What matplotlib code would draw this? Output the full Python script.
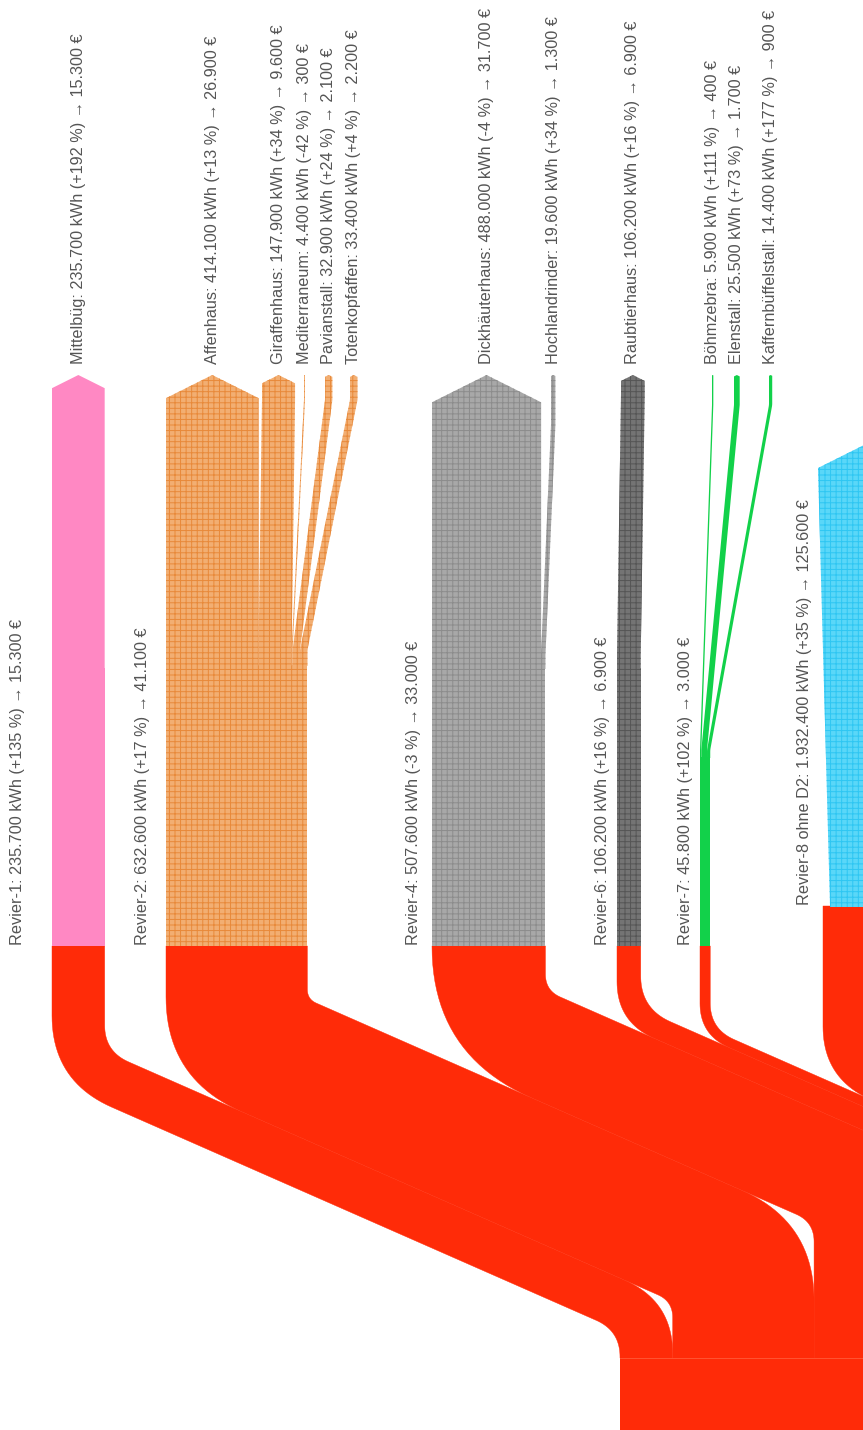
import numpy as np
import matplotlib.pyplot as plt
from matplotlib.patches import Polygon, Rectangle

plt.rcParams['hatch.linewidth'] = 0.7

# top row: buildings (kWh, change in %, cost in EUR)
sub_names = ['Mittelbüg', 'Affenhaus', 'Giraffenhaus', 'Mediterraneum', 'Pavianstall',
             'Totenkopfaffen', 'Dickhäuterhaus', 'Hochlandrinder', 'Raubtierhaus',
             'Böhmzebra', 'Elenstall', 'Kaffernbüffelstall']
sub_kwh = [235700, 414100, 147900, 4400, 32900, 33400, 488000, 19600, 106200, 5900, 25500, 14400]
sub_pct = ['+192', '+13', '+34', '-42', '+24', '+4', '-4', '+34', '+16', '+111', '+73', '+177']
sub_eur = [15300, 26900, 9600, 300, 2100, 2200, 31700, 1300, 6900, 400, 1700, 900]
sub_group = [0, 1, 1, 1, 1, 1, 2, 2, 3, 4, 4, 4]

# middle row: districts
rev_names = ['Revier-1', 'Revier-2', 'Revier-4', 'Revier-6', 'Revier-7', 'Revier-8 ohne D2']
rev_kwh = [235700, 632600, 507600, 106200, 45800, 1932400]
rev_pct = ['+135', '+17', '-3', '+16', '+102', '+35']
rev_eur = [15300, 41100, 33000, 6900, 3000, 125600]

# layout (pixels)
K = 0.2235 / 1000          # px per kWh
Y_TIP = 375
Y_TOT = 1358
TOT_X = 620
SLOPE = 0.44
B0 = 1058
sub_x = [52, 166, 262, 304, 325, 350, 432, 551, 621, 712, 734, 769]
rev_x = [52, 166, 432, 617, 700, 823]
rev_y = [946, 946, 946, 946, 946, 906]
grp_bend = [(400, 650, 668), (400, 650, 665), (425, 655, 668), (395, 655, 668), (405, 750, 757)]
rev_lab_x = [25, 150, 421, 610, 693, 812]
r_top_in = [40, 15, 25, 50, 40, 0]
r_top_out = [100, 125, 165, 62, 48, 80]
r_bot_in = [40, 25, 30, 30, 30, 30]
r_bot_out = [80, 120, 110, 45, 38, 200]
R8_X0, R8_X1, R8_SH = 818, 830, 468

RED = '#FF2B08'
styles = [
    dict(facecolor='#FF88C3', edgecolor='none'),
    dict(facecolor='#F2AE72', edgecolor='#E8893A', hatch='+++'),
    dict(facecolor='#A8A8A8', edgecolor='#8C8C8C', hatch='+++'),
    dict(facecolor='#747474', edgecolor='#555555', hatch='+++'),
    dict(facecolor='#12D14A', edgecolor='none'),
    dict(facecolor='#5AD7F8', edgecolor='#2EC6F2', hatch='+++'),
]
TXT = dict(color='#555555', fontsize=11.7, family=['Liberation Sans', 'DejaVu Sans'],
           rotation=90, rotation_mode='anchor')


def fmt(v):
    return f'{v:,}'.replace(',', '.')


def rounded(pts, radii, n=24):
    clean = [np.asarray(pts[0], float)]
    rr = []
    for i, p in enumerate(pts[1:], 1):
        p = np.asarray(p, float)
        if np.hypot(*(p - clean[-1])) > 1e-6:
            clean.append(p)
            if i < len(pts) - 1:
                rr.append(radii[i - 1])
    out = [clean[0]]
    last = len(clean) - 1
    for i in range(1, last):
        a, b, c = clean[i - 1], clean[i], clean[i + 1]
        l1, l2 = np.hypot(*(b - a)), np.hypot(*(c - b))
        u1, u2 = (b - a) / l1, (c - b) / l2
        phi = np.arccos(np.clip(u1 @ u2, -1, 1))
        r = rr[i - 1] if i - 1 < len(rr) else 0
        if phi < 1e-4 or r <= 0:
            out.append(b)
            continue
        t = r * np.tan(phi / 2)
        t = min(t, l1 if i == 1 else l1 / 2, l2 if i == last - 1 else l2 / 2)
        p0, p2 = b - u1 * t, b + u2 * t
        s = np.linspace(0, 1, n)[:, None]
        out.extend((1 - s) ** 2 * p0 + 2 * s * (1 - s) * b + s ** 2 * p2)
    out.append(clean[-1])
    return np.array(out)


fig = plt.figure(figsize=(8.63, 14.30), dpi=100)
ax = fig.add_axes([0, 0, 1, 1])
ax.set_xlim(0, 863)
ax.set_ylim(1430, 0)
ax.axis('off')

# red links from districts to the total node
offsets = np.concatenate([[0], np.cumsum(rev_kwh)[:-1]]) * K
for i in reversed(range(len(rev_kwh))):
    w = rev_kwh[i] * K
    sx, ys = rev_x[i], rev_y[i]
    t = TOT_X + offsets[i]
    bl = B0 - offsets[i]
    bh = bl - w
    yl1 = max(bl + SLOPE * sx, ys + 1)
    yl2 = min(bl + SLOPE * t, Y_TOT - 1)
    yh1 = max(bh + SLOPE * (sx + w), ys + 1)
    yh2 = min(max(bh + SLOPE * (t + w), yh1), Y_TOT - 1)
    left = rounded([(sx, ys), (sx, yl1), (t, yl2), (t, Y_TOT)], [r_top_out[i], r_bot_in[i]])
    right = rounded([(sx + w, ys), (sx + w, yh1), (t + w, yh2), (t + w, Y_TOT)],
                    [r_top_in[i], r_bot_out[i]])
    ax.add_patch(Polygon(np.vstack([left, right[::-1]]), closed=True,
                         facecolor=RED, edgecolor=RED, lw=0.3))

# total node
ax.add_patch(Rectangle((TOT_X, Y_TOT), sum(rev_kwh) * K, 120, facecolor=RED, lw=0))
ax.plot([TOT_X, 863], [Y_TOT, Y_TOT], color='#FF5A3A', lw=0.6)

# district nodes
for g in range(5):
    w = rev_kwh[g] * K
    ym = grp_bend[g][2]
    ax.add_patch(Rectangle((rev_x[g], ym), w, rev_y[g] - ym, lw=0, **styles[g]))

# building nodes with their flows into the districts
pos = {g: rev_x[g] for g in range(5)}
for j, kwh in enumerate(sub_kwh):
    g = sub_group[j]
    w = kwh * K
    x0, x1 = sub_x[j], pos[g]
    pos[g] += w
    ya, yb, ym = grp_bend[g]
    ysh = Y_TIP + w / 4
    left = rounded([(x0, ysh), (x0, ya), (x1, yb), (x1, ym + 1)], [20, 20])
    right = rounded([(x0 + w, ysh), (x0 + w, ya), (x1 + w, yb), (x1 + w, ym + 1)], [20, 20])
    poly = np.vstack([[(x0 + w / 2, Y_TIP)], right, left[::-1]])
    ax.add_patch(Polygon(poly, closed=True, lw=0, **styles[g]))
    ax.text(x0 + w / 2, Y_TIP - 11,
            f'{sub_names[j]}: {fmt(kwh)} kWh ({sub_pct[j]} %) \u2192 {fmt(sub_eur[j])} \u20ac',
            ha='left', va='center', **TXT)

# Revier-8 feed (cyan), tip lies outside the picture
w8 = rev_kwh[5] * K
left = rounded([(R8_X0, R8_SH), (R8_X1, rev_y[5] - 1), (R8_X1, rev_y[5] + 1)], [10])
right = rounded([(R8_X0 + w8, R8_SH), (R8_X1 + w8, rev_y[5] - 1), (R8_X1 + w8, rev_y[5] + 1)], [10])
poly = np.vstack([[(R8_X0 + w8 / 2, R8_SH - w8 / 4)], right, left[::-1]])
ax.add_patch(Polygon(poly, closed=True, lw=0, **styles[5]))

# district labels
for i, name in enumerate(rev_names):
    ax.text(rev_lab_x[i], rev_y[i] - 1,
            f'{name}: {fmt(rev_kwh[i])} kWh ({rev_pct[i]} %) \u2192 {fmt(rev_eur[i])} \u20ac',
            ha='left', va='bottom', **TXT)

fig.savefig('out.png', dpi=100)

* Objective
Transcribe all the lines above exactly, apart from the pictures.

* Result
What matplotlib code would draw this? Output the full Python script.
import numpy as np
import matplotlib.pyplot as plt
from matplotlib.patches import Polygon, Rectangle

plt.rcParams['hatch.linewidth'] = 0.7

# top row: buildings (kWh, change in %, cost in EUR)
sub_names = ['Mittelbüg', 'Affenhaus', 'Giraffenhaus', 'Mediterraneum', 'Pavianstall',
             'Totenkopfaffen', 'Dickhäuterhaus', 'Hochlandrinder', 'Raubtierhaus',
             'Böhmzebra', 'Elenstall', 'Kaffernbüffelstall']
sub_kwh = [235700, 414100, 147900, 4400, 32900, 33400, 488000, 19600, 106200, 5900, 25500, 14400]
sub_pct = ['+192', '+13', '+34', '-42', '+24', '+4', '-4', '+34', '+16', '+111', '+73', '+177']
sub_eur = [15300, 26900, 9600, 300, 2100, 2200, 31700, 1300, 6900, 400, 1700, 900]
sub_group = [0, 1, 1, 1, 1, 1, 2, 2, 3, 4, 4, 4]

# middle row: districts
rev_names = ['Revier-1', 'Revier-2', 'Revier-4', 'Revier-6', 'Revier-7', 'Revier-8 ohne D2']
rev_kwh = [235700, 632600, 507600, 106200, 45800, 1932400]
rev_pct = ['+135', '+17', '-3', '+16', '+102', '+35']
rev_eur = [15300, 41100, 33000, 6900, 3000, 125600]

# layout (pixels)
K = 0.2235 / 1000          # px per kWh
Y_TIP = 375
Y_TOT = 1358
TOT_X = 620
SLOPE = 0.44
B0 = 1058
sub_x = [52, 166, 262, 304, 325, 350, 432, 551, 621, 712, 734, 769]
rev_x = [52, 166, 432, 617, 700, 823]
rev_y = [946, 946, 946, 946, 946, 906]
grp_bend = [(400, 650, 668), (400, 650, 665), (425, 655, 668), (395, 655, 668), (405, 750, 757)]
rev_lab_x = [25, 150, 421, 610, 693, 812]
r_top_in = [40, 15, 25, 50, 40, 0]
r_top_out = [100, 125, 165, 62, 48, 80]
r_bot_in = [40, 25, 30, 30, 30, 30]
r_bot_out = [80, 120, 110, 45, 38, 200]
R8_X0, R8_X1, R8_SH = 818, 830, 468

RED = '#FF2B08'
styles = [
    dict(facecolor='#FF88C3', edgecolor='none'),
    dict(facecolor='#F2AE72', edgecolor='#E8893A', hatch='+++'),
    dict(facecolor='#A8A8A8', edgecolor='#8C8C8C', hatch='+++'),
    dict(facecolor='#747474', edgecolor='#555555', hatch='+++'),
    dict(facecolor='#12D14A', edgecolor='none'),
    dict(facecolor='#5AD7F8', edgecolor='#2EC6F2', hatch='+++'),
]
TXT = dict(color='#555555', fontsize=11.7, family=['Liberation Sans', 'DejaVu Sans'],
           rotation=90, rotation_mode='anchor')


def fmt(v):
    return f'{v:,}'.replace(',', '.')


def rounded(pts, radii, n=24):
    clean = [np.asarray(pts[0], float)]
    rr = []
    for i, p in enumerate(pts[1:], 1):
        p = np.asarray(p, float)
        if np.hypot(*(p - clean[-1])) > 1e-6:
            clean.append(p)
            if i < len(pts) - 1:
                rr.append(radii[i - 1])
    out = [clean[0]]
    last = len(clean) - 1
    for i in range(1, last):
        a, b, c = clean[i - 1], clean[i], clean[i + 1]
        l1, l2 = np.hypot(*(b - a)), np.hypot(*(c - b))
        u1, u2 = (b - a) / l1, (c - b) / l2
        phi = np.arccos(np.clip(u1 @ u2, -1, 1))
        r = rr[i - 1] if i - 1 < len(rr) else 0
        if phi < 1e-4 or r <= 0:
            out.append(b)
            continue
        t = r * np.tan(phi / 2)
        t = min(t, l1 if i == 1 else l1 / 2, l2 if i == last - 1 else l2 / 2)
        p0, p2 = b - u1 * t, b + u2 * t
        s = np.linspace(0, 1, n)[:, None]
        out.extend((1 - s) ** 2 * p0 + 2 * s * (1 - s) * b + s ** 2 * p2)
    out.append(clean[-1])
    return np.array(out)


fig = plt.figure(figsize=(8.63, 14.30), dpi=100)
ax = fig.add_axes([0, 0, 1, 1])
ax.set_xlim(0, 863)
ax.set_ylim(1430, 0)
ax.axis('off')

# red links from districts to the total node
offsets = np.concatenate([[0], np.cumsum(rev_kwh)[:-1]]) * K
for i in reversed(range(len(rev_kwh))):
    w = rev_kwh[i] * K
    sx, ys = rev_x[i], rev_y[i]
    t = TOT_X + offsets[i]
    bl = B0 - offsets[i]
    bh = bl - w
    yl1 = max(bl + SLOPE * sx, ys + 1)
    yl2 = min(bl + SLOPE * t, Y_TOT - 1)
    yh1 = max(bh + SLOPE * (sx + w), ys + 1)
    yh2 = min(max(bh + SLOPE * (t + w), yh1), Y_TOT - 1)
    left = rounded([(sx, ys), (sx, yl1), (t, yl2), (t, Y_TOT)], [r_top_out[i], r_bot_in[i]])
    right = rounded([(sx + w, ys), (sx + w, yh1), (t + w, yh2), (t + w, Y_TOT)],
                    [r_top_in[i], r_bot_out[i]])
    ax.add_patch(Polygon(np.vstack([left, right[::-1]]), closed=True,
                         facecolor=RED, edgecolor=RED, lw=0.3))

# total node
ax.add_patch(Rectangle((TOT_X, Y_TOT), sum(rev_kwh) * K, 120, facecolor=RED, lw=0))
ax.plot([TOT_X, 863], [Y_TOT, Y_TOT], color='#FF5A3A', lw=0.6)

# district nodes
for g in range(5):
    w = rev_kwh[g] * K
    ym = grp_bend[g][2]
    ax.add_patch(Rectangle((rev_x[g], ym), w, rev_y[g] - ym, lw=0, **styles[g]))

# building nodes with their flows into the districts
pos = {g: rev_x[g] for g in range(5)}
for j, kwh in enumerate(sub_kwh):
    g = sub_group[j]
    w = kwh * K
    x0, x1 = sub_x[j], pos[g]
    pos[g] += w
    ya, yb, ym = grp_bend[g]
    ysh = Y_TIP + w / 4
    left = rounded([(x0, ysh), (x0, ya), (x1, yb), (x1, ym + 1)], [20, 20])
    right = rounded([(x0 + w, ysh), (x0 + w, ya), (x1 + w, yb), (x1 + w, ym + 1)], [20, 20])
    poly = np.vstack([[(x0 + w / 2, Y_TIP)], right, left[::-1]])
    ax.add_patch(Polygon(poly, closed=True, lw=0, **styles[g]))
    ax.text(x0 + w / 2, Y_TIP - 11,
            f'{sub_names[j]}: {fmt(kwh)} kWh ({sub_pct[j]} %) \u2192 {fmt(sub_eur[j])} \u20ac',
            ha='left', va='center', **TXT)

# Revier-8 feed (cyan), tip lies outside the picture
w8 = rev_kwh[5] * K
left = rounded([(R8_X0, R8_SH), (R8_X1, rev_y[5] - 1), (R8_X1, rev_y[5] + 1)], [10])
right = rounded([(R8_X0 + w8, R8_SH), (R8_X1 + w8, rev_y[5] - 1), (R8_X1 + w8, rev_y[5] + 1)], [10])
poly = np.vstack([[(R8_X0 + w8 / 2, R8_SH - w8 / 4)], right, left[::-1]])
ax.add_patch(Polygon(poly, closed=True, lw=0, **styles[5]))

# district labels
for i, name in enumerate(rev_names):
    ax.text(rev_lab_x[i], rev_y[i] - 1,
            f'{name}: {fmt(rev_kwh[i])} kWh ({rev_pct[i]} %) \u2192 {fmt(rev_eur[i])} \u20ac',
            ha='left', va='bottom', **TXT)

fig.savefig('out.png', dpi=100)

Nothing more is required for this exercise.